The rookie ribbie: Alford picked up the first RBI of his career with a seeing-eye single up the middle during the bottom of the fourth. Toronto's No. 3 prospect was appearing in his 10th Major League game, and the single marked the third hit of his career. The 23-year-old has started each of the past two games for Toronto, and he's expected to be in the starting lineup again on Sunday afternoon with lefty Thomas Pomeranz on the mound for Boston. Alford is currently in a left-field platoon with Curtis Granderson.
"Hopefully, it's the first of many," Alford said with a smile. "I had my first hit in the dome here today. I told [Blue Jays first-base coach Tim Leiper] I didn't think that first hit was ever going to come here. I'm just glad to get it out of the way. I hope it's the first of many."

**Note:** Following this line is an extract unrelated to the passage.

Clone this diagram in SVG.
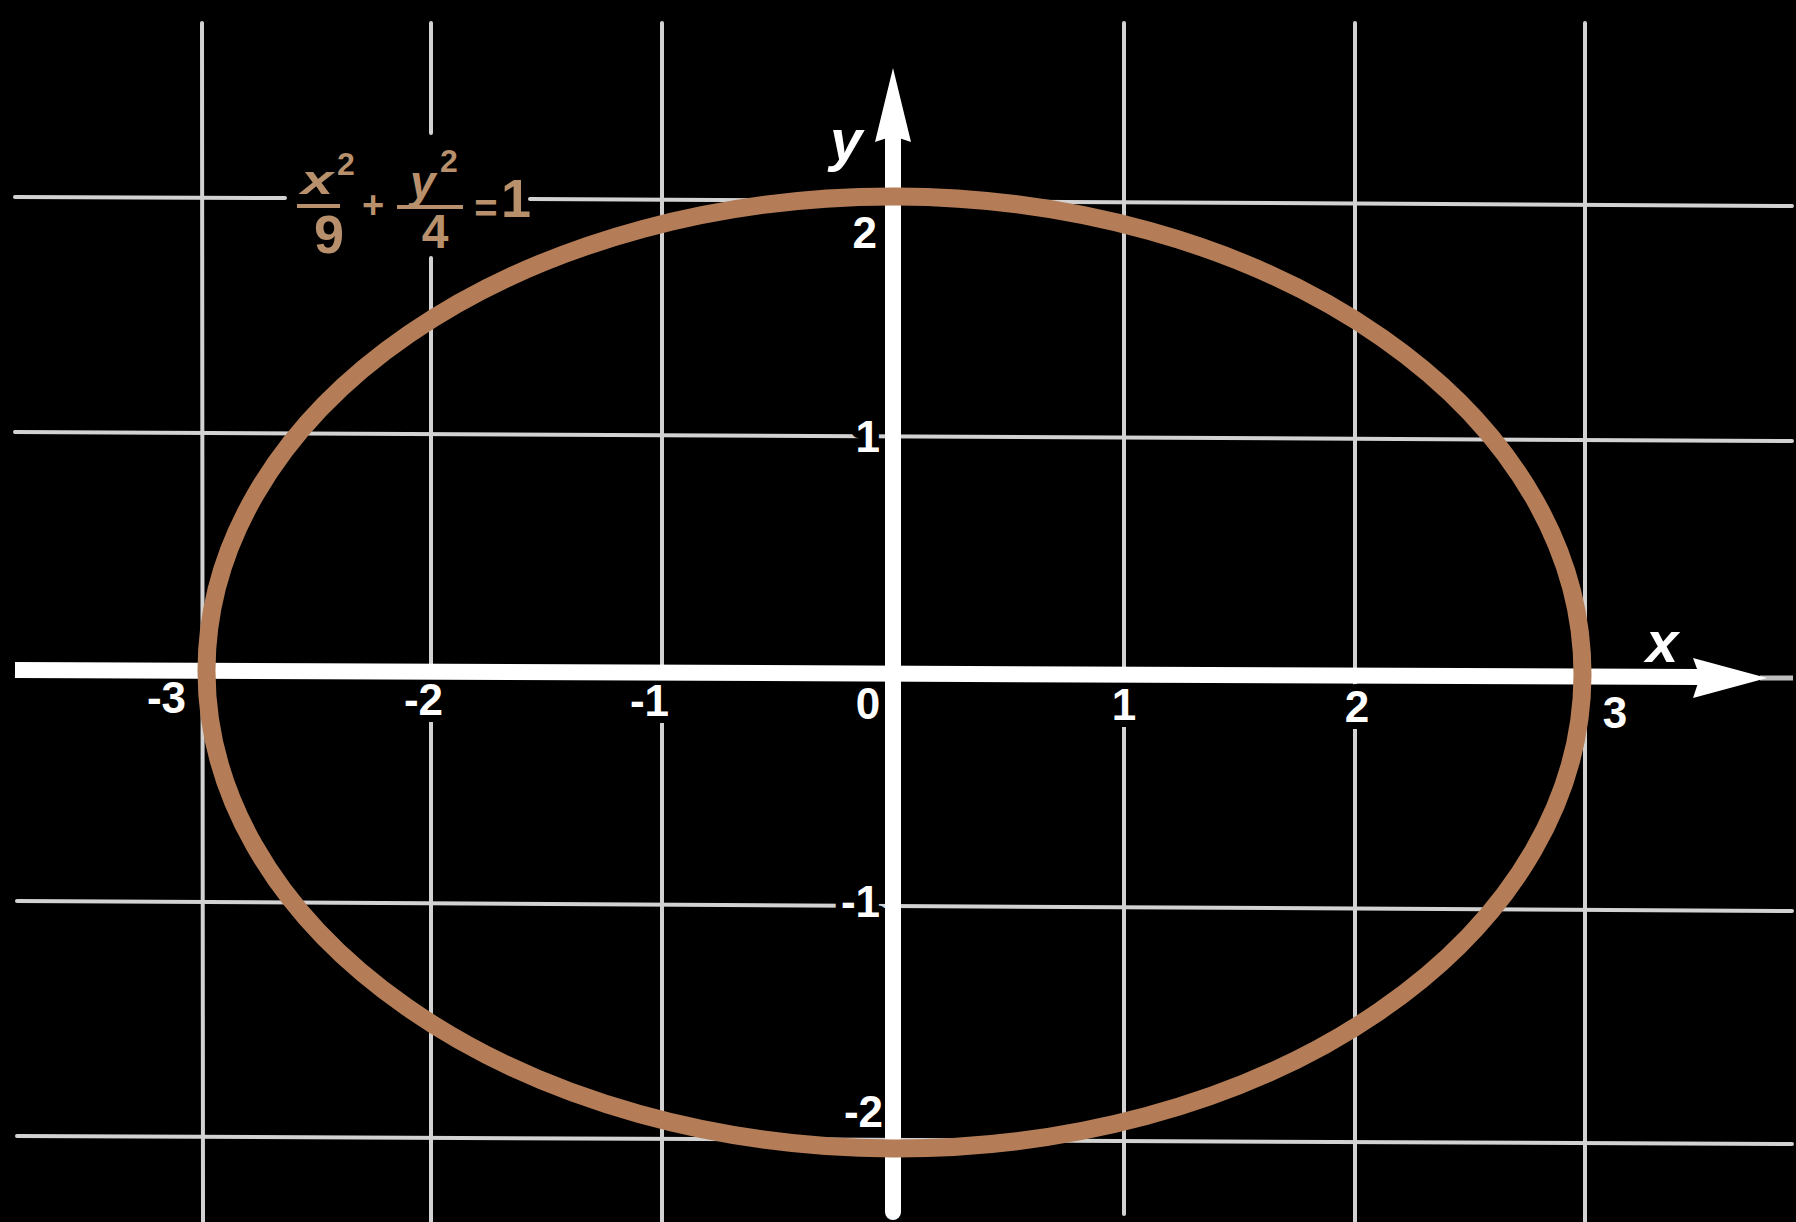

Hernandez had his eighth multi-hit game of the season. Of his 30 hits, 19 of them have gone for extra bases (11 doubles, two triples and six homers).
HE SAID IT
"I feel like it's usually a home run that kind of kills everything for me. Things are usually going OK and the next thing I know, I get two guys on, the next guy hits the ball well and it just gets out and ruins everything. Today, same thing. If it wasn't for that homer, who knows?" -- Estrada, on his outing
Right-hander Joe Biagini (0-1, 8.10 ERA) will take the mound when the Blue Jays wrap up their three-game series against the Red Sox on Sunday afternoon with first pitch scheduled for 1:07 p.m. ET in a special Mother's Day matinee. Biagini was recalled from Triple-A Buffalo earlier this week after Marcus Stroman was placed on the 10-day disabled list with right shoulder fatigue. Boston will counter with Pomeranz (1-1, 5.23 ERA).